Is it too much to expect Kathmandu’s rulers to take madhesi grievances seriously?
– By PRASHANT JHA
Kathmandu needs to stop playing games with the madhesis. Unless the state and civil society here understand and acknowledge the true nature of the madhesi movement, the problem will fester and flare up in more dangerous forms. The government makes the right noises but seems to think short-term Machiavellian tactics will solve the tarai issue. Unfortunately for Koirala & Co., the time for that has passed and such a strategy can only lead to further radicalisation.
The madhesi struggle is not for a few additional constituencies or token speeches on inclusion. It is certainly not an attempt to split off tarai from Nepal. Instead, this is a movement to redefine what being a Nepali means. It is a cry for respect and equality, abstract concepts which have struck a chord on the ground, and a desire to be a part of the mainstream.
People in the capital wonder why there is still trouble in the tarai when the prime minister ostensibly gave in to the demands in his second address. The problem persists because what is as important as substantive issues (which incidentally have not been addressed either) is sending out a message that madhesis are respected as Nepali citizens and the power elite is sincere about including them in all spheres. Let alone a change in mindset, the state appears to have done its best to add to the trust deficit with madhesis.
Look at the government’s stand, it has done nothing to honour the movement, and not even declaring those killed as martyrs. It took them four months to set up a commission to investigate police atrocities and guess who is a member—the police chief of the eastern region in charge during the killings; it did not consult any madhesi groups before amending the electoral law; and it has made a decision in principle to use security forces to quell the unrest.

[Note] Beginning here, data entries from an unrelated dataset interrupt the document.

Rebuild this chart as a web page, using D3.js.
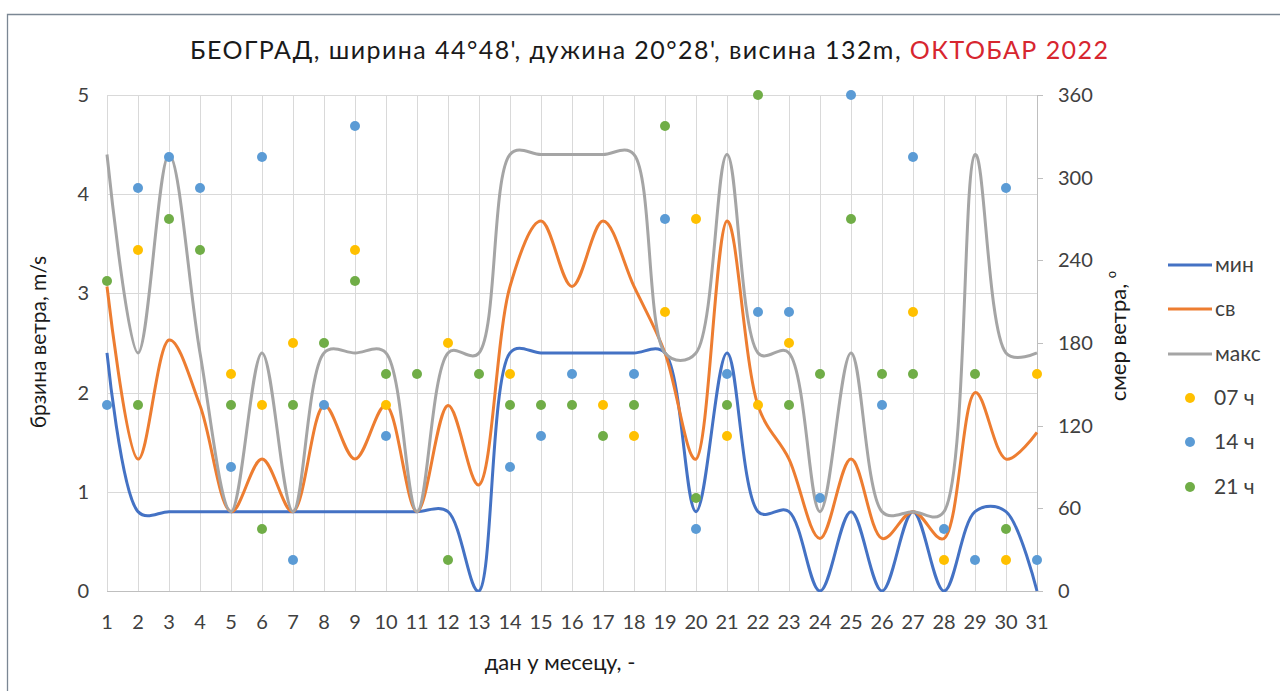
<!DOCTYPE html>
<html><head><meta charset="utf-8">
<script src="https://cdn.jsdelivr.net/npm/d3@7"></script>
<style>
body{margin:0;background:#fff;}
svg{display:block;font-family:Lato, "Open Sans", sans-serif;}
</style></head>
<body><svg id="c" width="1280" height="691"></svg>
<script>
const days = d3.range(1, 32);
const speedMin = [2.4,0.8,0.8,0.8,0.8,0.8,0.8,0.8,0.8,0.8,0.8,0.8,0,2.4,2.4,2.4,2.4,2.4,2.4,0.8,2.4,0.8,0.8,0,0.8,0,0.8,0,0.8,0.8,0];
const speedMean = [3.07,1.33,2.53,1.87,0.8,1.33,0.8,1.87,1.33,1.87,0.8,1.87,1.07,3.07,3.73,3.07,3.73,3.07,2.4,1.33,3.73,1.87,1.33,0.53,1.33,0.53,0.8,0.53,2.0,1.33,1.6];
const speedMax = [4.4,2.4,4.4,2.4,0.8,2.4,0.8,2.4,2.4,2.4,0.8,2.4,2.4,4.4,4.4,4.4,4.4,4.4,2.4,2.4,4.4,2.4,2.4,0.8,2.4,0.8,0.8,0.8,4.4,2.4,2.4];
// wind direction (degrees); null = no observation
const dir07 = [null,247.5,null,null,157.5,135,180,null,247.5,135,null,180,null,157.5,null,null,135,112.5,202.5,270,112.5,135,180,null,null,null,202.5,22.5,null,22.5,157.5];
const dir14 = [135,292.5,315,292.5,90,315,22.5,135,337.5,112.5,null,null,null,90,112.5,157.5,null,157.5,270,45,157.5,202.5,202.5,67.5,360,135,315,45,22.5,292.5,22.5];
const dir21 = [225,135,270,247.5,135,45,135,180,225,157.5,157.5,22.5,157.5,135,135,135,112.5,135,337.5,67.5,135,360,135,157.5,270,157.5,157.5,null,157.5,45,null];
const leftTicks = [0,1,2,3,4,5];
const rightTicks = [0,60,120,180,240,300,360];

const svg = d3.select('#c');
const X0 = 107, X1 = 1037, Y0 = 591, Y1 = 95;
const x = d3.scaleLinear().domain([1,31]).range([X0,X1]);
const yL = d3.scaleLinear().domain([0,5]).range([Y0,Y1]);
const yR = d3.scaleLinear().domain([0,360]).range([Y0,Y1]);

// outer border
svg.append('path').attr('d','M7.5,691 L7.5,14.5 L1280,14.5').attr('fill','none').attr('stroke','#7b8794').attr('stroke-width',1.3);

// gridlines
const grid = svg.append('g');
grid.selectAll('.h').data(leftTicks).join('line')
  .attr('x1',X0).attr('x2',X1).attr('y1',d=>Math.round(yL(d))+0.5).attr('y2',d=>Math.round(yL(d))+0.5)
  .attr('stroke','#d9d9d9').attr('stroke-width',1);
grid.selectAll('.v').data(days).join('line')
  .attr('x1',d=>Math.round(x(d))+0.5).attr('x2',d=>Math.round(x(d))+0.5).attr('y1',Y1).attr('y2',Y0)
  .attr('stroke','#d9d9d9').attr('stroke-width',1);
svg.append('line').attr('x1',X0).attr('x2',X1).attr('y1',Y0+0.5).attr('y2',Y0+0.5).attr('stroke','#bfbfbf');
svg.append('line').attr('x1',X1+0.5).attr('x2',X1+0.5).attr('y1',Y1).attr('y2',Y0).attr('stroke','#bfbfbf');
svg.selectAll('.rt').data(rightTicks).join('line')
  .attr('x1',X1).attr('x2',X1+6).attr('y1',d=>Math.round(yR(d))+0.5).attr('y2',d=>Math.round(yR(d))+0.5).attr('stroke','#bfbfbf');

const tickFont = 20;
svg.selectAll('.lt').data(leftTicks).join('text')
  .attr('x',89).attr('y',d=>yL(d)+7).attr('text-anchor','end').attr('font-size',tickFont).attr('fill','#404040').text(d=>d);
svg.selectAll('.rtt').data(rightTicks).join('text')
  .attr('x',1058).attr('y',d=>yR(d)+7).attr('text-anchor','start').attr('font-size',tickFont).attr('fill','#404040').text(d=>d);
svg.selectAll('.xt').data(days).join('text')
  .attr('x',d=>x(d)).attr('y',629).attr('text-anchor','middle').attr('font-size',tickFont).attr('fill','#404040').text(d=>d);

// titles
const title = svg.append('text').attr('x',190).attr('y',59).attr('text-anchor','start').attr('font-size',25).attr('fill','#1a1a1a')
  .attr('textLength',918).attr('lengthAdjust','spacing');
title.append('tspan').text("БЕОГРАД, ширина 44°48', дужина 20°28', висина 132m, ");
title.append('tspan').attr('fill','#d7262f').text('ОКТОБАР  2022');

svg.append('text').attr('x',560).attr('y',670).attr('text-anchor','middle').attr('font-size',22).attr('fill','#1a1a1a').text('дан у месецу, -');
svg.append('text').attr('transform','translate(46,342) rotate(-90)').attr('text-anchor','middle').attr('font-size',21).attr('fill','#1a1a1a').text('брзина ветра, m/s');
const rt = svg.append('text').attr('transform','translate(1126,336) rotate(-90)').attr('text-anchor','middle').attr('font-size',22).attr('fill','#1a1a1a');
rt.append('tspan').text('смер ветра, ');
rt.append('tspan').attr('font-size',13).attr('dy',-10).text('o');

// clip
svg.append('clipPath').attr('id','pc').append('rect').attr('x',X0-5).attr('y',Y1-5).attr('width',X1-X0+10).attr('height',Y0-Y1+6);

const lineGen = d3.line().x((d,i)=>x(days[i])).y(d=>yL(d)).curve(d3.curveCatmullRom.alpha(0.4));
const lines = [
  {name:'мин', data:speedMin, color:'#4472c4'},
  {name:'св', data:speedMean, color:'#ed7d31'},
  {name:'макс', data:speedMax, color:'#a5a5a5'}
];
const lg = svg.append('g').attr('clip-path','url(#pc)');
lines.forEach(s=>{
  lg.append('path').datum(s.data).attr('d',lineGen).attr('fill','none').attr('stroke',s.color).attr('stroke-width',3).attr('stroke-linejoin','round');
});

const pts = [
  {name:'07 ч', data:dir07, color:'#ffc000'},
  {name:'14 ч', data:dir14, color:'#5b9bd5'},
  {name:'21 ч', data:dir21, color:'#70ad47'}
];
pts.forEach(s=>{
  svg.append('g').selectAll('circle').data(days.filter((d,i)=>s.data[i]!==null)).join('circle')
    .attr('cx',d=>x(d)).attr('cy',d=>yR(s.data[d-1])).attr('r',5).attr('fill',s.color);
});

// legend
const legY = [265,309,354];
lines.forEach((s,i)=>{
  svg.append('line').attr('x1',1168).attr('x2',1212).attr('y1',legY[i]).attr('y2',legY[i]).attr('stroke',s.color).attr('stroke-width',3);
  svg.append('text').attr('x',1215).attr('y',legY[i]+7).attr('font-size',21).attr('fill','#404040').text(s.name);
});
const legPY = [398,442,487];
pts.forEach((s,i)=>{
  svg.append('circle').attr('cx',1190).attr('cy',legPY[i]).attr('r',5).attr('fill',s.color);
  svg.append('text').attr('x',1214).attr('y',legPY[i]+7).attr('font-size',21).attr('fill','#404040').text(s.name);
});
</script></body></html>
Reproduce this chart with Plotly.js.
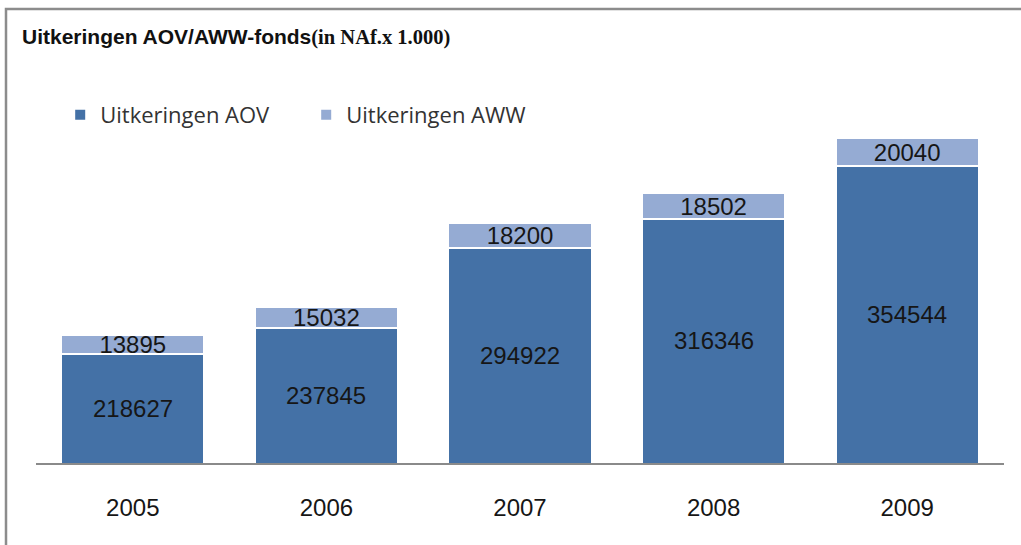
<!DOCTYPE html>
<html>
<head>
<meta charset="utf-8">
<script src="https://cdn.plot.ly/plotly-3.0.1.min.js"></script>
<style>html,body{margin:0;padding:0;background:#fff;}#chart{width:1021px;height:545px;}</style>
</head>
<body>
<div id="chart"></div>
<script>
const years = ['2005', '2006', '2007', '2008', '2009'];
const aov = [218627, 237845, 294922, 316346, 354544];
const aww = [13895, 15032, 18200, 18502, 20040];
const seriesNames = ['Uitkeringen AOV', 'Uitkeringen AWW'];
const yRange = [140000, 400000];

const labelFont = {family: 'Liberation Sans, Arial, sans-serif', size: 24, color: '#161616'};

const traces = [
  {
    type: 'bar', name: seriesNames[0], x: years, y: aov,
    textposition: 'none',
    marker: {color: '#4471A6', line: {color: '#ffffff', width: 2}},
    hoverinfo: 'x+y'
  },
  {
    type: 'bar', name: seriesNames[1], x: years, y: aww,
    text: aww.map(String), textposition: 'inside', insidetextanchor: 'middle',
    textfont: labelFont, constraintext: 'none',
    marker: {color: '#95ABD3', line: {color: '#ffffff', width: 2}},
    hoverinfo: 'x+y'
  }
];

// AOV labels centred in the visible part of each bar (axis starts above zero)
const aovLabels = years.map((yr, i) => ({
  x: i, y: (yRange[0] + aov[i]) / 2, xref: 'x', yref: 'y',
  text: String(aov[i]), showarrow: false, font: labelFont,
  xanchor: 'center', yanchor: 'middle'
}));

const layout = {
  width: 1021, height: 545,
  margin: {l: 36, r: 17, t: 103, b: 82},
  paper_bgcolor: '#ffffff', plot_bgcolor: '#ffffff',
  barmode: 'stack', bargap: 0.26,
  title: {
    text: '<b>Uitkeringen AOV/AWW-fonds</b><span style="font-family:Liberation Serif, Times New Roman, serif;font-size:20.5px;font-weight:bold">(in NAf.x 1.000)</span>',
    font: {family: 'Liberation Sans, Arial, sans-serif', size: 21, color: '#111'},
    x: 22/1021, xref: 'container', xanchor: 'left',
    y: 1 - 37/545, yref: 'container', yanchor: 'middle'
  },
  showlegend: true,
  legend: {
    orientation: 'h', x: 0.025, xanchor: 'left', y: 0.967, yanchor: 'middle',
    font: {family: 'Open Sans, sans-serif', size: 22, color: '#333'},
    traceorder: 'normal', itemwidth: 30, entrywidth: 201, entrywidthmode: 'pixels',
    bgcolor: 'rgba(0,0,0,0)'
  },
  xaxis: {
    type: 'category', categoryorder: 'array', categoryarray: years,
    range: [-0.5, years.length - 0.5],
    showline: true, linecolor: '#8a8a8a', linewidth: 2,
    showgrid: false, zeroline: false, ticks: '',
    ticklabelstandoff: 22,
    tickfont: labelFont, fixedrange: true
  },
  yaxis: {
    range: yRange, visible: false, showgrid: false, zeroline: false, fixedrange: true
  },
  annotations: aovLabels,
  shapes: [
    {type: 'rect', xref: 'paper', yref: 'paper',
     x0: (6 - 36) / 968, x1: 1.2, y0: -0.5, y1: (463 - 9) / 360,
     line: {color: '#8c8c8c', width: 2.5}, fillcolor: 'rgba(0,0,0,0)', layer: 'below'}
  ]
};

Plotly.newPlot('chart', traces, layout, {displayModeBar: false, staticPlot: true});
</script>
</body>
</html>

The major parties ensured that the constituencies were gerrymandered to suit pahadi candidates. Instead of showing some political imagination and reshuffling Home Minister Krishna Prasad Sitaula, Koirala stuck to him as the face of the state, and Situala is one face madhesis don’t like. Madhesis are still not being appointed in fair numbers, look at the cabinet, list of ambassadors, statutory bodies, and recent recruitments in the police force. The silence of the capital’s much-feted liberal civil society is also noticeable. Where are the Devendra Raj Pandeys when it comes to using their influence and pushing for madhesi concerns?
Take all this together, add it to long-standing grievances, and it shows why the eastern tarai remains fertile ground for agitation. It also explains why the most critical players, madhesi moderates, are in the weakest spot. If the government is unwilling to give in on issues, which have no political cost, they wonder whether the state is prepared for a true transformation. Most moderates say that the ground is becoming too radical for them to urge for restraint.
In May-end, some NC madhesi leaders in Birganj and Janakpur were critical of armed groups. Three weeks later, the same politicians sounded sympathetic and admitted there was increased acceptance of use of violence. At a Kathmandu discussion last week, a Sadbhabana Party youth leader said that picking arms seemed to be the only way out. These maybe voices of mainstream politicians keen on using armed groups as a bargaining chip to extract more but it also reflects the increasing radicalisation of the mood. It may not amount to much immediately in the absence of a strong force but ingredients for sustained confrontation are coming together.
The state is banking on a divided and, to some extent, discredited madhesi leadership which lacks a coherent political agenda or strong support base. Despite the public show, the government has done little to initiate back-channel communication with madhesi groups. Neither has it created an environment by fulfilling some minimum preconditions like assuring full security to leaders, agreeing to withdraw cases in principle, and guaranteeing minimum face-savers.
Instead, the Baluwatar recipe for managing the problem is engineering splits within madhesi groups, luring some away with money and posts, using coercive tactics, and asking India to put pressure on them. This may, at best, work in the short-term but will sow seeds for an even deeper and prolonged conflict.